Streaming downloads in the browser, CI artifacts: .tar.gz or ZIP. .tar.gz is the natural fit for HTTP responses piped through tar x (CI can extract while downloading). ZIP is awkward to stream end-to-end because the central directory lives at the tail, but its CDN and OS compatibility is unmatched.
Distributing sensitive material: 7z with AES-256, or .tar.gz encrypted with GPG. ZIP’s AES-256 extension is unevenly supported and tools quietly fall back to ZipCrypto more often than you would like. Always verify the encryption scheme used, not just the “encrypted” flag.
Browser-only workflows and the foot-guns to remember
When an archive arrives from an unknown source and you are not sure what’s inside, archive-info lists every entry (name, size, compression method) without extracting anything. Once you trust it, archive-extract decompresses ZIP, TAR, TAR.GZ, and GZIP entirely in the browser. Neither tool uploads your file.
The reason to do this in the browser is straightforward: sensitive archives — personal backups, internal design docs, bundled contract PDFs — should never reach an upload-style “online unzipper”. Many such services reserve a right to analyse or retain inputs for “service improvement”, and once data has left, you cannot recall it. The source is on GitHub for review, and the DevTools Network tab confirms that nothing leaves the page during extraction.

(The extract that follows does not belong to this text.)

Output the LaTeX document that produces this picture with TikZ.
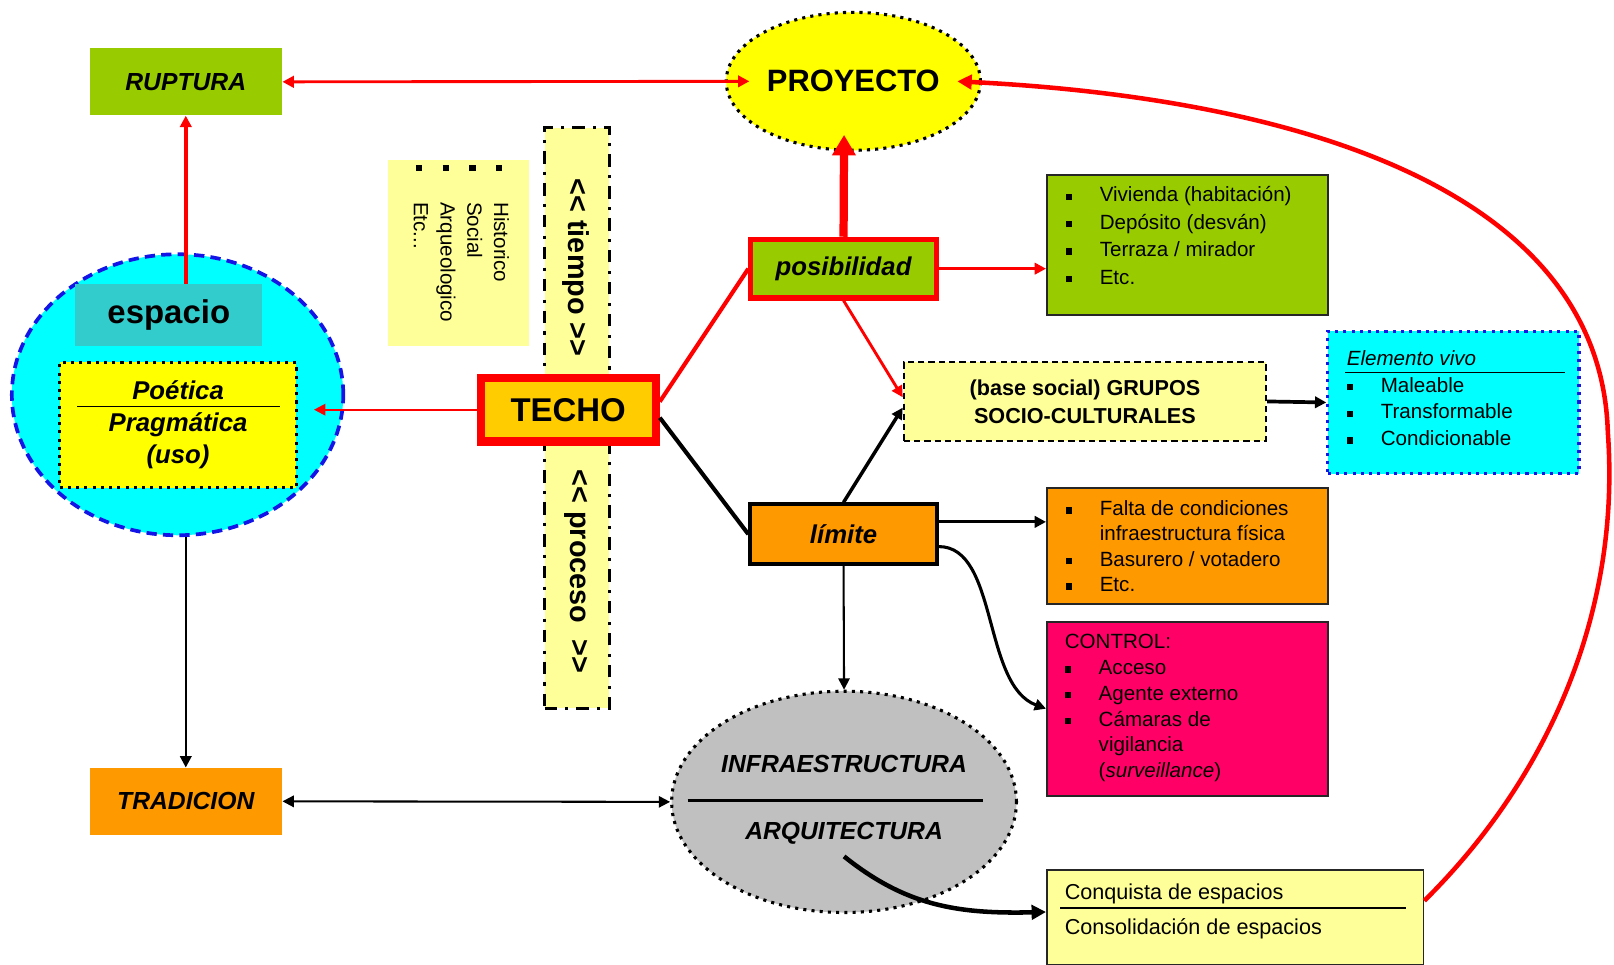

Three operational foot-guns are worth remembering. Zip Slip: malicious archive entries with paths like ../../etc/passwd can escape the target directory during extraction. Any server-side extraction code must normalise paths and reject anything above the target root. Multi-byte file-name mojibake: older ZIP encoders set encoding flags inconsistently, so Japanese or Korean file names sometimes render as garbage on the recipient side; UTF-8 names are now the safer default. Already-compressed inputs do not shrink: photos, video, modern PDFs, and Office files store almost no additional bytes after another compression pass — the headline ratios only show up on text-heavy or uncompressed-binary payloads.